Projects
Reformulating multilingual search engine queries using clustering and classification of documents, logs and semantic resources
Mieczysław A. Kłopotek (Institute of Computer Science) Mieczyslaw.Klopotek >at> ipipan.waw.pl
Description: The usefulness of search engine responses heavily depends on the understanding of user intentions. Therefore, much of research work has been devoted to support (interactive, with minimal burden for the user) query reformulation for web search using among others query expansion (Mitra et al., 1998), query substitution (Jones et al., 2006), implicit relevance feedback from users (e.g. seeking similar queries in the log based on cosine similarity of TF-IDF vectors representing retrieved documents (Francisco et al., 2008), or based on document click behaviour (Anick, 2003)).

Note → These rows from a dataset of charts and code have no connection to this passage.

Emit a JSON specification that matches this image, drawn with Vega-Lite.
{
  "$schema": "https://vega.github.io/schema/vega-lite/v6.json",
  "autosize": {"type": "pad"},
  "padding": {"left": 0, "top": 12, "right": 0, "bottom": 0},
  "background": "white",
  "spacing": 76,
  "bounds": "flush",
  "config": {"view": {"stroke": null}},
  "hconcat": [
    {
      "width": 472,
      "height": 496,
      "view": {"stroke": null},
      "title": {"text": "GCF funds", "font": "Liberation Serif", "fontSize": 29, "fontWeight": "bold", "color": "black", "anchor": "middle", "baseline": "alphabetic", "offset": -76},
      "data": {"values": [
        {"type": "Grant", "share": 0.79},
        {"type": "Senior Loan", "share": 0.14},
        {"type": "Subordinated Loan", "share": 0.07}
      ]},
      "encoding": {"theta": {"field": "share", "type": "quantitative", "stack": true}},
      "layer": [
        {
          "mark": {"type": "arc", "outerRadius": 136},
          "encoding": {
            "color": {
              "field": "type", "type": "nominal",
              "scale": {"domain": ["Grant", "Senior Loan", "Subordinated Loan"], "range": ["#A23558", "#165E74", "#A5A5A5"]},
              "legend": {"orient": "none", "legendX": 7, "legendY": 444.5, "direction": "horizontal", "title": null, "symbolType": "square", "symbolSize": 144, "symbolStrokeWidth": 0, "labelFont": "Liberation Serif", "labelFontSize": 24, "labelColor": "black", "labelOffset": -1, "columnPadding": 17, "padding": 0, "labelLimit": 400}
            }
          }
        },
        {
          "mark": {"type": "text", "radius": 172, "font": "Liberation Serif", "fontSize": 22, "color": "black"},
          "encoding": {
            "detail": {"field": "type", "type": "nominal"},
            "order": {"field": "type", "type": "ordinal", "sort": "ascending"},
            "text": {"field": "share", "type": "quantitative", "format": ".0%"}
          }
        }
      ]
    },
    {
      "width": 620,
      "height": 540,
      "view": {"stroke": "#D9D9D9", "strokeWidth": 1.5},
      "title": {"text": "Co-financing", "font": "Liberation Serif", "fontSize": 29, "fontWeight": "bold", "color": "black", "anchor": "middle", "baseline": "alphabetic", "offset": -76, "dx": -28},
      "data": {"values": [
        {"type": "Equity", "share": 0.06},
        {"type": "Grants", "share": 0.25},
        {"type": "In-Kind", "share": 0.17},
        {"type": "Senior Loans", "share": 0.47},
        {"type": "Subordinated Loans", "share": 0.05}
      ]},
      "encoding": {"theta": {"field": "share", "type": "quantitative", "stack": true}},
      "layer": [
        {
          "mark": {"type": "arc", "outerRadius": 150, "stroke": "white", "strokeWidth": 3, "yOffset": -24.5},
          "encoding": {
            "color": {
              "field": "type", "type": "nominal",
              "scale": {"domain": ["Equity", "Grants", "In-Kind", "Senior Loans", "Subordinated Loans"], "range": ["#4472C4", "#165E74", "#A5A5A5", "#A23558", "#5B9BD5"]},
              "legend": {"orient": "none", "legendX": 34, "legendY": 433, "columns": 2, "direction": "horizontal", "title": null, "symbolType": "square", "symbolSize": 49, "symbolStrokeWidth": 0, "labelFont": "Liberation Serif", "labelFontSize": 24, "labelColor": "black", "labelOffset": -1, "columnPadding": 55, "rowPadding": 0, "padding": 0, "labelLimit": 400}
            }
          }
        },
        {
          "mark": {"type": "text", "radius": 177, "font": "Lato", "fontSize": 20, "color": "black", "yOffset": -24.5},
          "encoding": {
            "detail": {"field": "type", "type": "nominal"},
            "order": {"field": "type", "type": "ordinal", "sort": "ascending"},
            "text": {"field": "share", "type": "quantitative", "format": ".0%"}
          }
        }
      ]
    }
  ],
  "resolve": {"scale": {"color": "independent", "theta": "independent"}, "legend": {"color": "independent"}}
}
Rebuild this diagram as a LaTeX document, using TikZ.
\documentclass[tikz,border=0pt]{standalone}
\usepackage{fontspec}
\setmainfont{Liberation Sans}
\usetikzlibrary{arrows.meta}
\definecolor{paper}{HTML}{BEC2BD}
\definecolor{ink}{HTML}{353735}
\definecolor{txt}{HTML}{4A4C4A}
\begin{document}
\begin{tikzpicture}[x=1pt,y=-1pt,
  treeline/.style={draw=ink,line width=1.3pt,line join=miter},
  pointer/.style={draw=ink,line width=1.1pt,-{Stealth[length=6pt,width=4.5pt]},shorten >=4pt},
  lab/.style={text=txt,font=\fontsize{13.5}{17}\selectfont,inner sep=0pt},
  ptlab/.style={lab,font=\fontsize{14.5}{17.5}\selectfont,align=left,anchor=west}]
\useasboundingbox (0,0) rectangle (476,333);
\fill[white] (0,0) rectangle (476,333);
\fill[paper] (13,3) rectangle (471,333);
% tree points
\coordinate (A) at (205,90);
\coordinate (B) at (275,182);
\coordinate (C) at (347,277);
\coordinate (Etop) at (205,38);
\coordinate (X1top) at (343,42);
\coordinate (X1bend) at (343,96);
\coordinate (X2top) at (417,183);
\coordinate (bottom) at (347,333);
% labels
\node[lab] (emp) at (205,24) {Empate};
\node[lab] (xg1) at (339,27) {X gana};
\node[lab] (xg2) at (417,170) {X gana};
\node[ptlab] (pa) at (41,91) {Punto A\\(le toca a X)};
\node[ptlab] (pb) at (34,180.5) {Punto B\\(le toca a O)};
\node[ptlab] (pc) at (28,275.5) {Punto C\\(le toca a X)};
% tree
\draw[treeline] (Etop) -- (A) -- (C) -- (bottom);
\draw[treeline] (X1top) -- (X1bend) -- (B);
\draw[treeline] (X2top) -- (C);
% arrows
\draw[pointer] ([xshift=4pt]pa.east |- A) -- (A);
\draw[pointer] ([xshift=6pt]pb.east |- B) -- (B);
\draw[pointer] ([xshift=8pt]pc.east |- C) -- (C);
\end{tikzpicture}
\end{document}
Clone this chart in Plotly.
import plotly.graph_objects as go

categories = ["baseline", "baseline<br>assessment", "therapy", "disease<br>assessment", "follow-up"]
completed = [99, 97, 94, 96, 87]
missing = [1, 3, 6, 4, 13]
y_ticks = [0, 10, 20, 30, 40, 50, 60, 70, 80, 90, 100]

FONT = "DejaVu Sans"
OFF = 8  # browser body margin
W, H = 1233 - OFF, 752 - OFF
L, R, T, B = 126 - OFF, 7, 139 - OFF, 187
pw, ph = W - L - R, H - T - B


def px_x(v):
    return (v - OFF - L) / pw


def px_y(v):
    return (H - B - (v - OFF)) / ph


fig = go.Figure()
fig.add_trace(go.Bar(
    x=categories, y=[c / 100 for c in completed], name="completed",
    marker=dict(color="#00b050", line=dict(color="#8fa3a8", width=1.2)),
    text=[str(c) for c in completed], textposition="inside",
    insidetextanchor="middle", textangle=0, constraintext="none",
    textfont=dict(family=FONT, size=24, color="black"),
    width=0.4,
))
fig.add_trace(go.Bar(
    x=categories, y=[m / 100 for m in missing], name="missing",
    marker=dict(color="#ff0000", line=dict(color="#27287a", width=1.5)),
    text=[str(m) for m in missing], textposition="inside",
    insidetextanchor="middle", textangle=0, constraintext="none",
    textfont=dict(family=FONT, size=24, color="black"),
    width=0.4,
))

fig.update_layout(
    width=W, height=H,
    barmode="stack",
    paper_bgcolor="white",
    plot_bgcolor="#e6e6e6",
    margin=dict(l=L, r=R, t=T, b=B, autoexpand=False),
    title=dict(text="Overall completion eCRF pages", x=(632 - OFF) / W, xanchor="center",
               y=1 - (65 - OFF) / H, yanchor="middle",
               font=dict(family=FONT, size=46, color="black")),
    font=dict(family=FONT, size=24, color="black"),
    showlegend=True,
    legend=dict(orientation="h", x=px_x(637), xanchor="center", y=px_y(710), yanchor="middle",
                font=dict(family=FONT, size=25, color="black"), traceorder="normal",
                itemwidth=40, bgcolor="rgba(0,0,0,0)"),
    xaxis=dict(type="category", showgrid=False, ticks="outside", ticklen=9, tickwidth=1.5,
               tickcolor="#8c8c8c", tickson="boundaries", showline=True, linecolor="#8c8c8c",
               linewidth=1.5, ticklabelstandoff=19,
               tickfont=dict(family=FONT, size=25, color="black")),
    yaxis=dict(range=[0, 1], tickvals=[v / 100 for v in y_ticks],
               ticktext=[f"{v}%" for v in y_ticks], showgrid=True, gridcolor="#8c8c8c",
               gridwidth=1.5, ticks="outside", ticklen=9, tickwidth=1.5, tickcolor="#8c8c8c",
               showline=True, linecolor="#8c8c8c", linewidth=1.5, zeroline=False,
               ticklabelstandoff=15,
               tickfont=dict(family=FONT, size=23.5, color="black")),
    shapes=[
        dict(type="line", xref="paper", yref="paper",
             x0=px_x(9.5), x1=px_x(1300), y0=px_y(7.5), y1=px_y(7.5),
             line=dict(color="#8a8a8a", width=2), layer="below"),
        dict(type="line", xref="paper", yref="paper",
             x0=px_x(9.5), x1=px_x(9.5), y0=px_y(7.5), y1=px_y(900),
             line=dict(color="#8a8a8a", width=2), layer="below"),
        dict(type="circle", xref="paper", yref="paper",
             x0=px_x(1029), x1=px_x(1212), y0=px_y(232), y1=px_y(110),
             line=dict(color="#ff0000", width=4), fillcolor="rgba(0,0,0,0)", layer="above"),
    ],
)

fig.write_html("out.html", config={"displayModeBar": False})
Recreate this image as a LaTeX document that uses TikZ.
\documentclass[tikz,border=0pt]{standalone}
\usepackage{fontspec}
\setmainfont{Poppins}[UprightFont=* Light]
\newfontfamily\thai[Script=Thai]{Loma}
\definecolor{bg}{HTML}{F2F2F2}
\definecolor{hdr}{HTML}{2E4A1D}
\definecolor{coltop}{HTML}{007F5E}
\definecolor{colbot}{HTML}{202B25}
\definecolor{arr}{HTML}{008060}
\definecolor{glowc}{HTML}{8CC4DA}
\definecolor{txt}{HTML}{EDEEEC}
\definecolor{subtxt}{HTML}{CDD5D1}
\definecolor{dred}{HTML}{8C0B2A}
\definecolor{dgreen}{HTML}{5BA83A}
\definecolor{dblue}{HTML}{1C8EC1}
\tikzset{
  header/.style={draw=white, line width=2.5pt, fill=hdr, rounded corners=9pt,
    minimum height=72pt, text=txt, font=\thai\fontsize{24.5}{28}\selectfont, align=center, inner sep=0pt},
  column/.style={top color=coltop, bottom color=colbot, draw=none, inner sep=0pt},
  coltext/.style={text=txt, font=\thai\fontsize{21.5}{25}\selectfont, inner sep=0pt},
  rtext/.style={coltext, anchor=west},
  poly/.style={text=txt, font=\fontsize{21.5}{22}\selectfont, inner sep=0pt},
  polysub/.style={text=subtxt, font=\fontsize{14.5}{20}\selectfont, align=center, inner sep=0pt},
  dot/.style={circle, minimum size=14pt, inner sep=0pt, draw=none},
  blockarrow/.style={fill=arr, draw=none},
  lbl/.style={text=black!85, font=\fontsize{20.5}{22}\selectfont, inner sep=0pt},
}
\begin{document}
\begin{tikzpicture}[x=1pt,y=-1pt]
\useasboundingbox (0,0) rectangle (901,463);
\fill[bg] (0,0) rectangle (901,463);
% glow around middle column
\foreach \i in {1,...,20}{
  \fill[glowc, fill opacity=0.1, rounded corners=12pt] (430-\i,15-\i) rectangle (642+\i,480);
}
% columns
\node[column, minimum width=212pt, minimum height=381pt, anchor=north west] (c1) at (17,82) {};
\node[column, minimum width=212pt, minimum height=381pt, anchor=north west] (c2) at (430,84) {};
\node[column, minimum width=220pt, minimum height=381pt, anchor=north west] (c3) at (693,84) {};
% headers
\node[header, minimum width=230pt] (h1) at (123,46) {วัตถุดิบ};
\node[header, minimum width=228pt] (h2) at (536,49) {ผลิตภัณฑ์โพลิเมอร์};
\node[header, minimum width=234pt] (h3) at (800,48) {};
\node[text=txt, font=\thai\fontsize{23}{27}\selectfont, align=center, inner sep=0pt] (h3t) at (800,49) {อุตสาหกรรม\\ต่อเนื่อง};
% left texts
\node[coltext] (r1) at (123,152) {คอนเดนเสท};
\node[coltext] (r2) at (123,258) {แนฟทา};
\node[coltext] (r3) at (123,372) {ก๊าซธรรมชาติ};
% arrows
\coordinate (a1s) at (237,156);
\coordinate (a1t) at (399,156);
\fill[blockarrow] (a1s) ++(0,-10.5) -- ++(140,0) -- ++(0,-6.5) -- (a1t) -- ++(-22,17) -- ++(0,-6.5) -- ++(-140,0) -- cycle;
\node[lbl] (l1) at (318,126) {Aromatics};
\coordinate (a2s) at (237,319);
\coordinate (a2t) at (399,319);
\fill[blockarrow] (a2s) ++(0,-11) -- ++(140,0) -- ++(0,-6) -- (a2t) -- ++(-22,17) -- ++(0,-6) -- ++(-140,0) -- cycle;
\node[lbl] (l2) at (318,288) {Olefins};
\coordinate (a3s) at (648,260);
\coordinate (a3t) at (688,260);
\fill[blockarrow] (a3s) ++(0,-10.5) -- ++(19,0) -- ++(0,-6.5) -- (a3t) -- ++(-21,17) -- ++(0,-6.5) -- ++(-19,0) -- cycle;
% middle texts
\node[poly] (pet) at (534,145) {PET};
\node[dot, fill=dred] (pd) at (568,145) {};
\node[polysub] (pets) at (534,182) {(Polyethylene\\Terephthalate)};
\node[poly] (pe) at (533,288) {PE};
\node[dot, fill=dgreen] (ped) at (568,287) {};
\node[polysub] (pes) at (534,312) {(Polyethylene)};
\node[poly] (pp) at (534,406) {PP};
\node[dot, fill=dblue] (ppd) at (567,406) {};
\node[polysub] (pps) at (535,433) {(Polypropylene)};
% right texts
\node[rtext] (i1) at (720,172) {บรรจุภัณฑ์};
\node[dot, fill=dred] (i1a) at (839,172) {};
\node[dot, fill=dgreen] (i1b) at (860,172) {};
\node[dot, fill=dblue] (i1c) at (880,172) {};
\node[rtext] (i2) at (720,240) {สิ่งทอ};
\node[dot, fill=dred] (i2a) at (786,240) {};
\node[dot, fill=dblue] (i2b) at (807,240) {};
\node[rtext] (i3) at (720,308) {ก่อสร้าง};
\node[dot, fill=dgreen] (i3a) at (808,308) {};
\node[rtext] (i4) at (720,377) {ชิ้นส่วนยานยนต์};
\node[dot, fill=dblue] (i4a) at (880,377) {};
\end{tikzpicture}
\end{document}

In this research it has to be checked whether or not in large-scale document collections, with the inherent topical and linguistic diversity the effectiveness of query reformulation may be improved by an expanded processing, including:
- viewing documents in the context of larger groups, via computation of local instead of global TF-IDF,
- seeking similarities between queries not on the grounds of feature vectors of individual documents but rather of their groups (either human generated classes or automatically extracted clusters), (Ciesielski et al., 2008)
- taking into account queries and responses in different (natural) languages,
- taking into account semantic resources.